CFA Director of Investor Protection Barbara Roper served as a member of the Standards Commission that proposed the new CFP Board standards. She says the move to adopt the proposed standards is a “historic advance in professional standards,” and she adds she is “pleased that the CFP Board has approved our recommendations.”
Background information included in the preamble to the new standards is actually quite revealing in terms of what it took for CFP Board to reach this juncture. As the document lays out, CFP Board’s predecessor organization, the International Board of Standards and Practices for Certified Financial Planners (IBCFP), introduced its first Code of Ethics in 1985. In 1986, IBCFP revised the Code of Ethics and integrated new Standards of Practice. In 1993, IBCFP adopted a new name, the Code of Ethics and Professional Responsibility, divided the standards into Principles and Rules, added a Terminology section, and made substantive revisions.
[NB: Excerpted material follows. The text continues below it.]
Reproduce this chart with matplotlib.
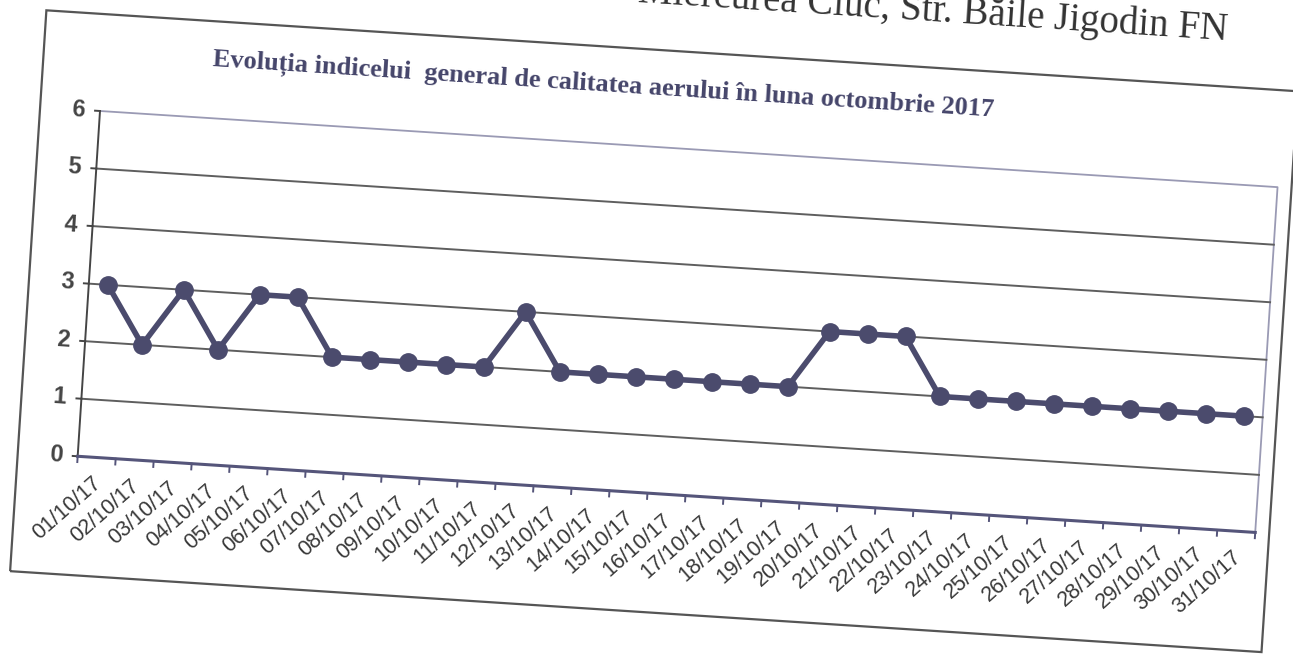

The next round of reforms came in 1998, when CFP Board adopted the first two steps of the Financial Planning Practice Standards. CFP Board added the third step of the Practice Standards in 1999, the fourth and fifth steps in 2000, and the sixth and final step in 2001. CFP Board adopted the current Standards of Professional Conduct in 2007, which substantively revised and renamed as Rules of Conduct the Rules portion of the Code of Ethics and Professional Responsibility.
Then, in December 2015, CFP Board announced the formation of a Commission on Standards to review and recommend to CFP Board’s Board of Directors proposed changes to the Terminology, Code of Ethics and Professional Responsibility, Rules of Conduct, and Practice Standards sections of the Standards of Professional Conduct. The commission has now put forward the fruits of its multi-year labor.